_EXERCISE OBJECTIVE_:
Write out exactly the lines from the line with "Rebuild this chart" through the line with "serum_ticks = [0.0, 0.1, 0.2, 0.3]", including both, and nothing more.

_EXERCISE INPUT_:
--- BEGIN ---

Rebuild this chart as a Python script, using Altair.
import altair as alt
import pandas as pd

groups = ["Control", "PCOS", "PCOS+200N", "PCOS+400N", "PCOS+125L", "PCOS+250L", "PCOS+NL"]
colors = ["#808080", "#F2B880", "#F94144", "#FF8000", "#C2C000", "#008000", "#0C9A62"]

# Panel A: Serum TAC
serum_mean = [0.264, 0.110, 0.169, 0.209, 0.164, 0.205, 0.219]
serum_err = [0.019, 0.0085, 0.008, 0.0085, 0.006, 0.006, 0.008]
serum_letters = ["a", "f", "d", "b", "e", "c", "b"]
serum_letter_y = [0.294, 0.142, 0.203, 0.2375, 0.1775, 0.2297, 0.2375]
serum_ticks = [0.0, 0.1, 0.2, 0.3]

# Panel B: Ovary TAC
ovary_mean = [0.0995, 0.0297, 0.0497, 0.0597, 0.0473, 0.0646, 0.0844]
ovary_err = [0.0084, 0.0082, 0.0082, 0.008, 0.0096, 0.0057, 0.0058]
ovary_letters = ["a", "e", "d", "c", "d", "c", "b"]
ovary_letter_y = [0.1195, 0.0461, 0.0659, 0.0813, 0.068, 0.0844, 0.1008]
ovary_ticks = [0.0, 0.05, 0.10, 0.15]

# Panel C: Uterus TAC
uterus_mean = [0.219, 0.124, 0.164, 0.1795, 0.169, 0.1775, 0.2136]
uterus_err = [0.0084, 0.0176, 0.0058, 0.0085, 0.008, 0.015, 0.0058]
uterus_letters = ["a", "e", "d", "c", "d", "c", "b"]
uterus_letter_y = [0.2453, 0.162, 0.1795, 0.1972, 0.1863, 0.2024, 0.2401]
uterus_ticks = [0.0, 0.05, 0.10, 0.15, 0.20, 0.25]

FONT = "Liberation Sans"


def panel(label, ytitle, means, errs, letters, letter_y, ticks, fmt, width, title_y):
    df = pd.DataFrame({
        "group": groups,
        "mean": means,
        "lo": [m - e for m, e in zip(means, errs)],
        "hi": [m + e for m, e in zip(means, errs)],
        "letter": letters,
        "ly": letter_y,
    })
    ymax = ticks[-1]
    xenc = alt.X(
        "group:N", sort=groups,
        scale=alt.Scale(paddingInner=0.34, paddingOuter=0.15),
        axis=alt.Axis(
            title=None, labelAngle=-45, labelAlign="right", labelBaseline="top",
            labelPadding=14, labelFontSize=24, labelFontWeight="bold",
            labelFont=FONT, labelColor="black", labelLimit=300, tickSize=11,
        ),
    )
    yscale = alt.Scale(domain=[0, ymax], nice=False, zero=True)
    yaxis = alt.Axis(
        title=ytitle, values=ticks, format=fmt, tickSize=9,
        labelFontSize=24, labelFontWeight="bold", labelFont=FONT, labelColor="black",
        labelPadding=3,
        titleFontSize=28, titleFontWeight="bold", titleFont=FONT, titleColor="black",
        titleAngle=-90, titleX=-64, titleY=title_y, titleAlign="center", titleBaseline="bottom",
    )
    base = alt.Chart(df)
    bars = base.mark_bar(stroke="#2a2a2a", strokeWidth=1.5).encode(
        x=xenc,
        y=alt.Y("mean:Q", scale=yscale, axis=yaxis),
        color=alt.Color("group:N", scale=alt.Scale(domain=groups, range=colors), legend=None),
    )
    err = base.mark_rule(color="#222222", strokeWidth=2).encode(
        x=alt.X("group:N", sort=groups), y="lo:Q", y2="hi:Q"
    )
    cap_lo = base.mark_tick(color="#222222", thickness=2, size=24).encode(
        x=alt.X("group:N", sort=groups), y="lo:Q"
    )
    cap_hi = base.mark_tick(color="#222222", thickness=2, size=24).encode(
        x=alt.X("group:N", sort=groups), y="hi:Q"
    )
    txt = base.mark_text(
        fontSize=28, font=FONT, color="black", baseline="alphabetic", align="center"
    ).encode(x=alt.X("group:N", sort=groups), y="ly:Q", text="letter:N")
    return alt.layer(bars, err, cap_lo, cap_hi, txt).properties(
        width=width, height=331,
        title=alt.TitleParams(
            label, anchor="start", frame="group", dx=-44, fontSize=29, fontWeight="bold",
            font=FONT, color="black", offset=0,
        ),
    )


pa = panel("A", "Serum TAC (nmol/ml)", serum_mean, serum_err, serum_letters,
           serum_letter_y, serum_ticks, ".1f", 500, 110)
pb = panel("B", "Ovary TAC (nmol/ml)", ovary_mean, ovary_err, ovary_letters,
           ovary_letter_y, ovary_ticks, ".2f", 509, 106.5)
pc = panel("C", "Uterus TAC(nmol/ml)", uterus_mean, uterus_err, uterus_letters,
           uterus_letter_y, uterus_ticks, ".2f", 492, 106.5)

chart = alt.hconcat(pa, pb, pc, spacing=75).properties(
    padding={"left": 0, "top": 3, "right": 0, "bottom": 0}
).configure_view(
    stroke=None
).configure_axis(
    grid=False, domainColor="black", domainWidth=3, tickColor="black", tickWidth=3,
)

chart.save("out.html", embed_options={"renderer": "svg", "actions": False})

--- END ---
--- BEGIN ---

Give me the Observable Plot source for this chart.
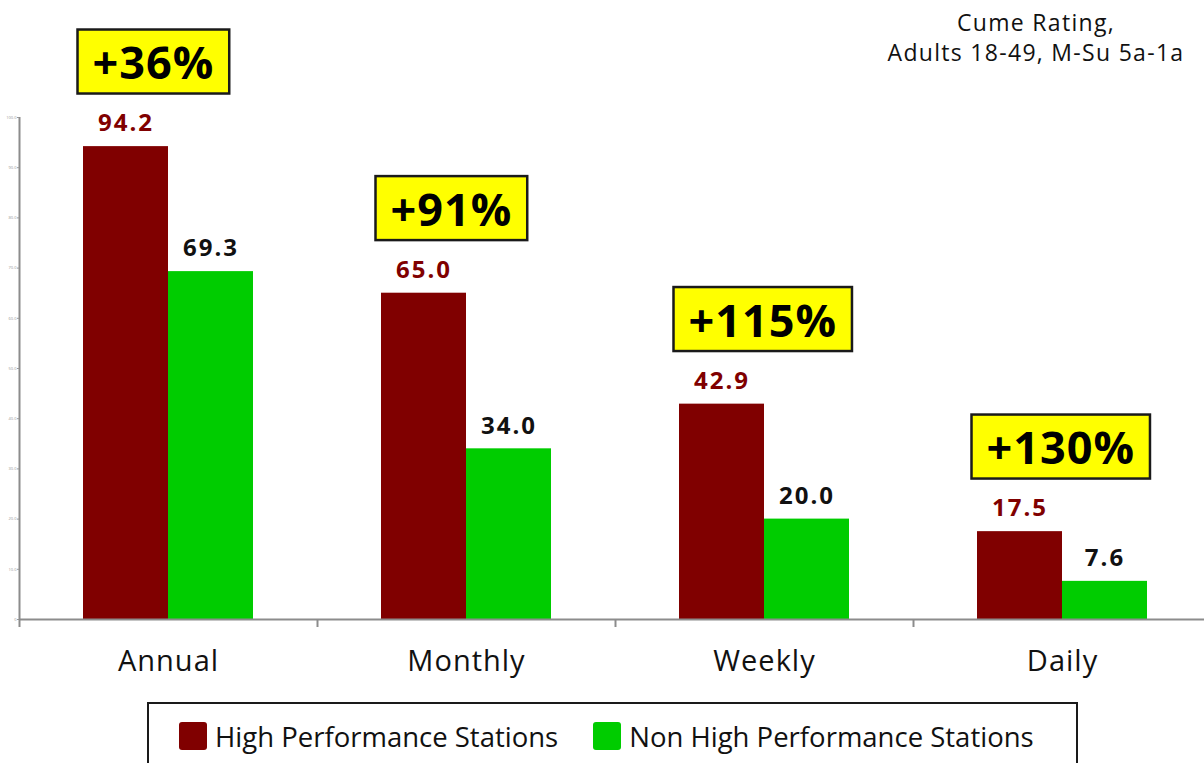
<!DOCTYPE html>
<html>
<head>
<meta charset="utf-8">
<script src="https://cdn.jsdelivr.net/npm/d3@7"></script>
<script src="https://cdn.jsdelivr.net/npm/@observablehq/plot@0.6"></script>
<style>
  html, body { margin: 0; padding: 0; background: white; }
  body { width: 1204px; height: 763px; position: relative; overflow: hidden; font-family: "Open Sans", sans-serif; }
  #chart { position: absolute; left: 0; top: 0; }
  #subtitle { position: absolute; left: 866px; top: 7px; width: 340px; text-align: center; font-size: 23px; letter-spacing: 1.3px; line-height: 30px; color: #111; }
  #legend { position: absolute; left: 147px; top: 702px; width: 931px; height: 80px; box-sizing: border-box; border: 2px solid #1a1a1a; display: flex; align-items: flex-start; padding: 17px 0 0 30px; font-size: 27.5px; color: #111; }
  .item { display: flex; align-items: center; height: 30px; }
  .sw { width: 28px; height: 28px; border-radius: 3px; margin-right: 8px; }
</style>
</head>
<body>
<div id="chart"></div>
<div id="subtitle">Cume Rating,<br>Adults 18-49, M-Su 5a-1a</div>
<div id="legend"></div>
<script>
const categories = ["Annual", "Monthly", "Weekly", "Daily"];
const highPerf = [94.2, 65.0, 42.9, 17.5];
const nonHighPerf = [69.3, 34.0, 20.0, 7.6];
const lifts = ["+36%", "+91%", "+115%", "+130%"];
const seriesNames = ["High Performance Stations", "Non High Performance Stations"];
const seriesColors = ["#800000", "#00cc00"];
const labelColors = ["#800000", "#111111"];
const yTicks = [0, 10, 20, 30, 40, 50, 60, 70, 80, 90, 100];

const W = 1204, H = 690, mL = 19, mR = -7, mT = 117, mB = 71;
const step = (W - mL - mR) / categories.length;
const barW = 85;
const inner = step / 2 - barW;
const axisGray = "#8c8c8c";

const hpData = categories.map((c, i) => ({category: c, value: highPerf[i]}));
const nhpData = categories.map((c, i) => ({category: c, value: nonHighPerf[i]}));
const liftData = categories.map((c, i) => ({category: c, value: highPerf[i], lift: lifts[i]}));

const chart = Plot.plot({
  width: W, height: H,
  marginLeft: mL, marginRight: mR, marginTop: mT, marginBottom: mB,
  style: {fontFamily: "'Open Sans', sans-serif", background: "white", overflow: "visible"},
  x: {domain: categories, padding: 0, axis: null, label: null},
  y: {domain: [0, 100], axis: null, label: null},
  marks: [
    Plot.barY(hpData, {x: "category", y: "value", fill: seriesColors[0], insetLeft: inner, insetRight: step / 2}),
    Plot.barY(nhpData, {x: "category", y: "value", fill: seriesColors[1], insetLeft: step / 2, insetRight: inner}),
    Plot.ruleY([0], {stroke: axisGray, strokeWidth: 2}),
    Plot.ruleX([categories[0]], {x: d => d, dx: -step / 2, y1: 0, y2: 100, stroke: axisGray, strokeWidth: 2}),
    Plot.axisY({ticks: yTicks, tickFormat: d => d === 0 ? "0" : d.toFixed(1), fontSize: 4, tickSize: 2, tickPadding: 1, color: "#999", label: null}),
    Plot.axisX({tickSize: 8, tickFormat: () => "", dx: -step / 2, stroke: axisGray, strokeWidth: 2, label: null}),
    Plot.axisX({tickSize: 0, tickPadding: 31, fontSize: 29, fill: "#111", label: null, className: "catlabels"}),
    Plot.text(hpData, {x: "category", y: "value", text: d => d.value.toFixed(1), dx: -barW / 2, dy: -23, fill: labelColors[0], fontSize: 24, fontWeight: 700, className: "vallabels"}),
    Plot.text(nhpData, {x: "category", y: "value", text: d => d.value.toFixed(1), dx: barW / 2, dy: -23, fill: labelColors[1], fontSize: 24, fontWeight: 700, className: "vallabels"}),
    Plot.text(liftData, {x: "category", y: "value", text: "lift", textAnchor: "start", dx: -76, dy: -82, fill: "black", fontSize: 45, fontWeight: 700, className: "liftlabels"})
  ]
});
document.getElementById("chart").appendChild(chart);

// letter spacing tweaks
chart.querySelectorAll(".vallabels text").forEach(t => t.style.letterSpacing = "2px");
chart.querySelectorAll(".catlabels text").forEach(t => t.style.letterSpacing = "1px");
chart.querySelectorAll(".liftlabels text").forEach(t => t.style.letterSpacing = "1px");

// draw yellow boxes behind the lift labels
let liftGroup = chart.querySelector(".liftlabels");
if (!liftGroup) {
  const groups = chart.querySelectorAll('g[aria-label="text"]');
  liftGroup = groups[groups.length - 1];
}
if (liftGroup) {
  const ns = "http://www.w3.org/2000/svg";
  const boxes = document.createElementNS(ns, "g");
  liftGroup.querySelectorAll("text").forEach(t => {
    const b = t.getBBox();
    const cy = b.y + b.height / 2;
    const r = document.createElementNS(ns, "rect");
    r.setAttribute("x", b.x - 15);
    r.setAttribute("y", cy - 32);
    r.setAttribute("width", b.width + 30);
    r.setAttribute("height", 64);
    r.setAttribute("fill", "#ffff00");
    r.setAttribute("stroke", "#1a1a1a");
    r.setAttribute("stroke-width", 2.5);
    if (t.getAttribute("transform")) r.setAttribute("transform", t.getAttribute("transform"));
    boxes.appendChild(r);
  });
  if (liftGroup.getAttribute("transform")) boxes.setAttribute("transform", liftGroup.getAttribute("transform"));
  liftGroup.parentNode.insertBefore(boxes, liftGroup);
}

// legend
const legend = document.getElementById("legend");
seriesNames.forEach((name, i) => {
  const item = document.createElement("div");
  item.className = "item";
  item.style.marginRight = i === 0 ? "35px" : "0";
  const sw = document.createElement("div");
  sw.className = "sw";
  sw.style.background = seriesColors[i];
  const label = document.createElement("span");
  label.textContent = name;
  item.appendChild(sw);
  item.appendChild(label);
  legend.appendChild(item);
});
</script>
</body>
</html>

--- END ---

_RESULT OF THE TASK_:
Rebuild this chart as a Python script, using Altair.
import altair as alt
import pandas as pd

groups = ["Control", "PCOS", "PCOS+200N", "PCOS+400N", "PCOS+125L", "PCOS+250L", "PCOS+NL"]
colors = ["#808080", "#F2B880", "#F94144", "#FF8000", "#C2C000", "#008000", "#0C9A62"]

# Panel A: Serum TAC
serum_mean = [0.264, 0.110, 0.169, 0.209, 0.164, 0.205, 0.219]
serum_err = [0.019, 0.0085, 0.008, 0.0085, 0.006, 0.006, 0.008]
serum_letters = ["a", "f", "d", "b", "e", "c", "b"]
serum_letter_y = [0.294, 0.142, 0.203, 0.2375, 0.1775, 0.2297, 0.2375]
serum_ticks = [0.0, 0.1, 0.2, 0.3]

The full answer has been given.